When someone won’t let you in, eventually you stop knocking.

Speaking of, the setting for Miss Peregrine’s is as odd as it is unique. At first, it just seems like an urban fantasy. Then, it seems like a hidden-world-urban-fantasy. And then it turns out to be an urban fantasy, with a hidden world inside of a time loop. (I can’t explain it better than that – you’ll just have to read the book, I guess.) So yes, there is a bit of time travel here, and it is done in a pretty interesting way.

I liked how the two primary settings interacted in general – modern day America and the UK during 1940. This is basically done through our MC, as he’s what essentially links the two. The time loop and time travel in the book just intrigued me the most, honestly.

The Photos

We cling to our fairy tales until the price for believing in them becomes too high.

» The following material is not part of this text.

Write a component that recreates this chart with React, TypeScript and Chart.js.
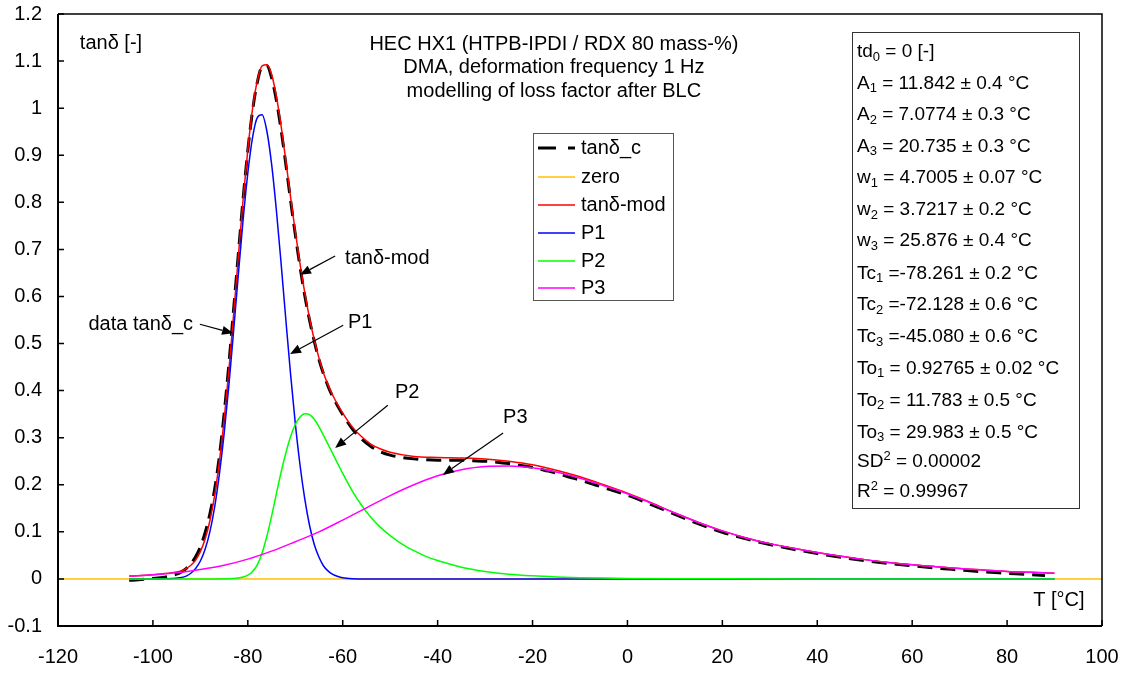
import React, { useEffect, useRef } from "react";
import { Chart, registerables } from "chart.js";

Chart.register(...registerables);

const FONT = '"Liberation Sans", Arial, Helvetica, sans-serif';

// axis ticks
const xTicks = [-120, -100, -80, -60, -40, -20, 0, 20, 40, 60, 80, 100];
const yTicks = [-0.1, 0, 0.1, 0.2, 0.3, 0.4, 0.5, 0.6, 0.7, 0.8, 0.9, 1, 1.1, 1.2];

// measured loss factor tanδ_c
const dataT = [-105, -103, -101, -99, -97, -95, -94, -93, -92, -91, -90, -89, -88, -87, -86, -85, -84, -83, -82, -81, -80, -79, -78, -77, -76, -75, -74, -73, -72, -71, -70, -69, -68, -67, -66, -65, -64, -63, -62, -61, -60, -58, -56, -54, -52, -50, -47.5, -45, -42.5, -40, -37.5, -35, -32.5, -30, -27.5, -25, -22.5, -20, -17.5, -15, -12.5, -10, -7.5, -5, -2.5, 0, 5, 10, 15, 20, 25, 30, 35, 40, 45, 50, 55, 60, 65, 70, 75, 80, 85, 88];
const dataTan = [-0.003, -0.002, 0.0, 0.002, 0.005, 0.01, 0.015, 0.022, 0.032, 0.047, 0.068, 0.098, 0.138, 0.19, 0.26, 0.35, 0.455, 0.572, 0.69, 0.807, 0.91, 0.995, 1.055, 1.088, 1.09, 1.065, 1.018, 0.955, 0.882, 0.805, 0.732, 0.663, 0.602, 0.55, 0.505, 0.466, 0.434, 0.407, 0.385, 0.366, 0.349, 0.319, 0.297, 0.281, 0.27, 0.263, 0.258, 0.255, 0.253, 0.252, 0.252, 0.252, 0.251, 0.25, 0.248, 0.245, 0.241, 0.237, 0.231, 0.225, 0.217, 0.21, 0.202, 0.194, 0.186, 0.178, 0.158, 0.137, 0.117, 0.099, 0.085, 0.073, 0.063, 0.054, 0.046, 0.039, 0.033, 0.028, 0.023, 0.019, 0.015, 0.012, 0.009, 0.007];

// zero line
const zeroT = [-120, 100];
const zeroTan = [0, 0];

// modelled loss factor tanδ-mod
const modT = [-105, -100, -96, -94, -93, -92, -91, -90, -89, -88, -87, -86, -85, -84, -83, -82, -81, -80, -79, -78, -77, -76, -75, -74, -73, -72, -71, -70, -69, -68, -67, -66, -65, -64, -63, -62, -61, -60, -58, -56, -54, -52, -50, -45, -40, -35, -30, -25, -20, -15, -10, -5, 0, 5, 10, 15, 20, 25, 30, 35, 40, 45, 50, 55, 60, 65, 70, 75, 80, 85, 90];
const modTan = [0.006, 0.009, 0.013, 0.017, 0.022, 0.029, 0.04, 0.058, 0.085, 0.123, 0.177, 0.249, 0.337, 0.442, 0.561, 0.684, 0.805, 0.912, 0.999, 1.058, 1.09, 1.092, 1.072, 1.026, 0.963, 0.889, 0.812, 0.738, 0.669, 0.608, 0.554, 0.508, 0.469, 0.436, 0.41, 0.388, 0.369, 0.352, 0.323, 0.302, 0.286, 0.276, 0.269, 0.26, 0.258, 0.257, 0.255, 0.25, 0.2425, 0.231, 0.217, 0.2, 0.182, 0.162, 0.14, 0.12, 0.102, 0.087, 0.075, 0.065, 0.056, 0.048, 0.041, 0.035, 0.03, 0.026, 0.022, 0.019, 0.016, 0.014, 0.012];

// peak P1
const p1T = [-105, -100, -96, -94, -93, -92, -91, -90, -89, -88, -87, -86, -85, -84, -83, -82, -81, -80, -79, -78, -77, -76, -75, -74, -73, -72, -71, -70, -69, -68, -67, -66, -65, -64, -63, -62, -61, -60, -58, -55, -50, -20, 20, 90];
const p1Tan = [0, 0, 0.001, 0.003, 0.006, 0.012, 0.022, 0.038, 0.063, 0.1, 0.152, 0.222, 0.308, 0.41, 0.526, 0.646, 0.762, 0.862, 0.938, 0.98, 0.986, 0.952, 0.882, 0.785, 0.672, 0.552, 0.436, 0.331, 0.242, 0.17, 0.114, 0.073, 0.046, 0.027, 0.016, 0.009, 0.005, 0.0025, 0.0006, 0, 0, 0, 0, 0];

// peak P2
const p2T = [-105, -90, -84, -82, -81, -80, -79, -78, -77, -76, -75, -74, -73, -72, -71, -70, -69, -68, -67, -66, -65, -64, -63, -62, -61, -60, -58, -56, -54, -52, -50, -47.5, -45, -42.5, -40, -35, -30, -25, -20, -15, -10, -5, 0, 10, 20, 40, 90];
const p2Tan = [0, 0, 0.0005, 0.002, 0.004, 0.008, 0.016, 0.03, 0.055, 0.09, 0.133, 0.18, 0.226, 0.267, 0.302, 0.328, 0.344, 0.351, 0.349, 0.339, 0.323, 0.304, 0.284, 0.264, 0.244, 0.224, 0.187, 0.156, 0.13, 0.109, 0.092, 0.074, 0.06, 0.048, 0.039, 0.025, 0.016, 0.01, 0.0065, 0.0042, 0.0027, 0.0017, 0.0011, 0.0004, 0.0002, 0, 0];

// peak P3
const p3T = [-105, -100, -95, -90, -85, -80, -75, -70, -65, -60, -55, -50, -45, -40, -35, -30, -25, -20, -15, -10, -5, 0, 5, 10, 15, 20, 25, 30, 35, 40, 45, 50, 55, 60, 65, 70, 75, 80, 85, 90];
const p3Tan = [0.006, 0.009, 0.013, 0.02, 0.029, 0.042, 0.059, 0.079, 0.1, 0.125, 0.151, 0.177, 0.2, 0.219, 0.232, 0.239, 0.24, 0.236, 0.227, 0.214, 0.198, 0.181, 0.161, 0.14, 0.12, 0.102, 0.087, 0.075, 0.065, 0.056, 0.048, 0.041, 0.035, 0.03, 0.026, 0.022, 0.019, 0.016, 0.014, 0.012];

const seriesLabels = ["tanδ_c", "zero", "tanδ-mod", "P1", "P2", "P3"];

const titleLines = [
  "HEC HX1 (HTPB-IPDI / RDX 80 mass-%)",
  "DMA, deformation frequency 1 Hz",
  "modelling of loss factor after BLC",
];

// fit parameters: symbol, index (sub- or superscript), remainder
const paramSymbols = ["td", "A", "A", "A", "w", "w", "w", "Tc", "Tc", "Tc", "To", "To", "To", "SD", "R"];
const paramIndices = ["0", "1", "2", "3", "1", "2", "3", "1", "2", "3", "1", "2", "3", "2", "2"];
const paramValues = [
  " = 0 [-]",
  " = 11.842 ± 0.4 °C",
  " = 7.0774 ± 0.3 °C",
  " = 20.735 ± 0.3 °C",
  " = 4.7005 ± 0.07 °C",
  " = 3.7217 ± 0.2 °C",
  " = 25.876 ± 0.4 °C",
  " =-78.261 ± 0.2 °C",
  " =-72.128 ± 0.6 °C",
  " =-45.080 ± 0.6 °C",
  " = 0.92765 ± 0.02 °C",
  " = 11.783 ± 0.5 °C",
  " = 29.983 ± 0.5 °C",
  " = 0.00002",
  " = 0.99967",
];

// labelled arrows, in axis units
const callouts = [
  { text: "data tanδ_c", align: "right", at: [-91.55, 0.54], from: [-90.1, 0.541], to: [-83.1, 0.522] },
  { text: "tanδ-mod", align: "left", at: [-59.5, 0.68], from: [-61.6, 0.686], to: [-69.0, 0.646] },
  { text: "P1", align: "left", at: [-58.9, 0.544], from: [-59.9, 0.539], to: [-71.1, 0.478] },
  { text: "P2", align: "left", at: [-49.0, 0.397], from: [-50.5, 0.369], to: [-61.6, 0.278] },
  { text: "P3", align: "left", at: [-26.2, 0.342], from: [-26.2, 0.31], to: [-38.9, 0.221] },
];

const zip = (xs: number[], ys: number[]) => xs.map((x, i) => ({ x, y: ys[i] }));

const overlay = {
  id: "overlay",
  afterDraw(chart: any) {
    const { ctx, chartArea: a, scales } = chart;
    const sx = (v: number) => scales.x.getPixelForValue(v);
    const sy = (v: number) => scales.y.getPixelForValue(v);
    const font = (s: number) => `${s}px ${FONT}`;
    ctx.save();

    // plot frame
    ctx.strokeStyle = "#000";
    ctx.lineWidth = 1.5;
    ctx.beginPath();
    ctx.moveTo(a.left, a.top);
    ctx.lineTo(a.right, a.top);
    ctx.lineTo(a.right, a.bottom);
    ctx.stroke();
    ctx.lineWidth = 2;
    ctx.beginPath();
    ctx.moveTo(a.left, a.top);
    ctx.lineTo(a.left, a.bottom);
    ctx.lineTo(a.right, a.bottom);
    ctx.stroke();

    // inward tick marks
    ctx.lineWidth = 1.5;
    ctx.beginPath();
    xTicks.forEach((v) => {
      const p = sx(v);
      ctx.moveTo(p, a.bottom);
      ctx.lineTo(p, a.bottom - 6);
    });
    yTicks.forEach((v) => {
      const p = sy(v);
      ctx.moveTo(a.left, p);
      ctx.lineTo(a.left + 6, p);
    });
    ctx.stroke();

    // tick labels
    ctx.fillStyle = "#000";
    ctx.textBaseline = "middle";
    ctx.font = font(20);
    ctx.textAlign = "right";
    yTicks.forEach((v) => ctx.fillText(String(Math.round(v * 10) / 10), a.left - 16, sy(v)));
    ctx.textAlign = "center";
    xTicks.forEach((v) => ctx.fillText(String(v), sx(v), a.bottom + 31));

    // axis titles
    ctx.textAlign = "left";
    ctx.fillText("tanδ [-]", sx(-115.4), sy(1.138));
    ctx.fillText("T [°C]", sx(85.5), sy(-0.045));

    // header
    ctx.textAlign = "center";
    const hy = [1.135, 1.086, 1.035];
    titleLines.forEach((t, i) => ctx.fillText(t, sx(-15.5), sy(hy[i])));

    // callouts with arrows
    callouts.forEach((c) => {
      ctx.textAlign = c.align as CanvasTextAlign;
      ctx.fillText(c.text, sx(c.at[0]), sy(c.at[1]));
      const x0 = sx(c.from[0]), y0 = sy(c.from[1]);
      const x1 = sx(c.to[0]), y1 = sy(c.to[1]);
      const ang = Math.atan2(y1 - y0, x1 - x0);
      const len = 11, hw = 4.5;
      const bx = x1 - len * Math.cos(ang), by = y1 - len * Math.sin(ang);
      ctx.strokeStyle = "#000";
      ctx.lineWidth = 1.2;
      ctx.beginPath();
      ctx.moveTo(x0, y0);
      ctx.lineTo(bx, by);
      ctx.stroke();
      ctx.beginPath();
      ctx.moveTo(x1, y1);
      ctx.lineTo(bx + hw * Math.sin(ang), by - hw * Math.cos(ang));
      ctx.lineTo(bx - hw * Math.sin(ang), by + hw * Math.cos(ang));
      ctx.closePath();
      ctx.fill();
    });

    // legend box
    const lg = { left: 533, top: 133, right: 673, bottom: 300 };
    ctx.fillStyle = "#fff";
    ctx.fillRect(lg.left, lg.top, lg.right - lg.left, lg.bottom - lg.top);
    ctx.strokeStyle = "#555";
    ctx.lineWidth = 1;
    ctx.strokeRect(lg.left + 0.5, lg.top + 0.5, lg.right - lg.left, lg.bottom - lg.top);
    const rowY = [148, 177, 205, 233, 261, 288];
    chart.data.datasets.forEach((ds: any, i: number) => {
      const y = rowY[i];
      ctx.strokeStyle = ds.borderColor;
      ctx.lineWidth = ds.borderWidth;
      ctx.setLineDash(ds.borderDash && ds.borderDash.length ? [18, 12] : []);
      ctx.beginPath();
      ctx.moveTo(538, y);
      ctx.lineTo(575, y);
      ctx.stroke();
      ctx.setLineDash([]);
      ctx.fillStyle = "#000";
      ctx.textAlign = "left";
      ctx.font = font(20);
      ctx.fillText(ds.label, 581, y);
    });

    // parameter box
    const pb = { left: 852, top: 32, right: 1079, bottom: 508 };
    ctx.fillStyle = "#fff";
    ctx.fillRect(pb.left, pb.top, pb.right - pb.left, pb.bottom - pb.top);
    ctx.strokeStyle = "#333";
    ctx.lineWidth = 1;
    ctx.strokeRect(pb.left + 0.5, pb.top + 0.5, pb.right - pb.left, pb.bottom - pb.top);
    const py = [52, 83.5, 115, 146.5, 178, 210, 241, 273.5, 305, 337, 368.5, 400.5, 432.5, 462, 492];
    ctx.fillStyle = "#000";
    ctx.textAlign = "left";
    paramSymbols.forEach((sym, i) => {
      let x = 857;
      const y = py[i];
      const sup = i >= 13;
      ctx.font = font(19);
      ctx.fillText(sym, x, y);
      x += ctx.measureText(sym).width;
      ctx.font = font(13);
      ctx.fillText(paramIndices[i], x, y + (sup ? -6 : 5));
      x += ctx.measureText(paramIndices[i]).width;
      ctx.font = font(19);
      ctx.fillText(paramValues[i], x, y);
    });

    ctx.restore();
  },
};

export default function App() {
  const ref = useRef<HTMLCanvasElement>(null);

  useEffect(() => {
    const line = { pointRadius: 0, cubicInterpolationMode: "monotone" as const, fill: false };
    const chart = new Chart(ref.current as HTMLCanvasElement, {
      type: "line",
      data: {
        datasets: [
          { ...line, label: seriesLabels[0], data: zip(dataT, dataTan), borderColor: "#000000", borderWidth: 3, borderDash: [15, 8], order: 6 },
          { ...line, label: seriesLabels[1], data: zip(zeroT, zeroTan), borderColor: "#FFC000", borderWidth: 1.5, order: 5 },
          { ...line, label: seriesLabels[2], data: zip(modT, modTan), borderColor: "#FF0000", borderWidth: 1.5, order: 4 },
          { ...line, label: seriesLabels[3], data: zip(p1T, p1Tan), borderColor: "#0000FF", borderWidth: 1.5, order: 3 },
          { ...line, label: seriesLabels[4], data: zip(p2T, p2Tan), borderColor: "#00FF00", borderWidth: 1.5, order: 2 },
          { ...line, label: seriesLabels[5], data: zip(p3T, p3Tan), borderColor: "#FF00FF", borderWidth: 1.5, order: 1 },
        ],
      },
      options: {
        animation: false,
        responsive: false,
        devicePixelRatio: 1,
        layout: { padding: { top: 14, right: 25, left: 0, bottom: 0 } },
        plugins: { legend: { display: false }, tooltip: { enabled: false } },
        scales: {
          x: {
            type: "linear",
            min: -120,
            max: 100,
            grid: { display: false, drawTicks: false },
            border: { display: false },
            afterBuildTicks: (s: any) => {
              s.ticks = xTicks.map((v) => ({ value: v }));
            },
            afterFit: (s: any) => {
              s.height = 47;
            },
            ticks: { display: false },
          },
          y: {
            type: "linear",
            min: -0.1,
            max: 1.2,
            grid: { display: false, drawTicks: false },
            border: { display: false },
            afterBuildTicks: (s: any) => {
              s.ticks = yTicks.map((v) => ({ value: v }));
            },
            afterFit: (s: any) => {
              s.width = 58;
            },
            ticks: { display: false },
          },
        },
      },
      plugins: [overlay],
    });
    return () => chart.destroy();
  }, []);

  return (
    <div style={{ position: "absolute", left: 0, top: 0, width: 1127, height: 673, background: "#fff" }}>
      <canvas ref={ref} width={1127} height={673} style={{ display: "block" }} />
    </div>
  );
}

The photos were, hands down, the absolute coolest part of the book. And the series as a whole, actually. Riggs took real-life, real-weird photos, and basically wove an entire story around them. And it was so cool.

The pictures referenced and described were even in the book, which made it even better, and more immersive. It was just such a unique story, especially for a YA novel at the time.

Final Thoughts

Miss Peregrine’s Home for Peculiar Children was a unique and interesting way to tell a story, featuring some incredibly weird and creepy photos for its inspiration.

It’s something that I also definitely recommend to anyone who’s interested, or weirded out by old, stranger-looking pictures, as well as uncanny valley stuff. You (probably) won’t regret it.

Thanks for reading and have an amazing day/night!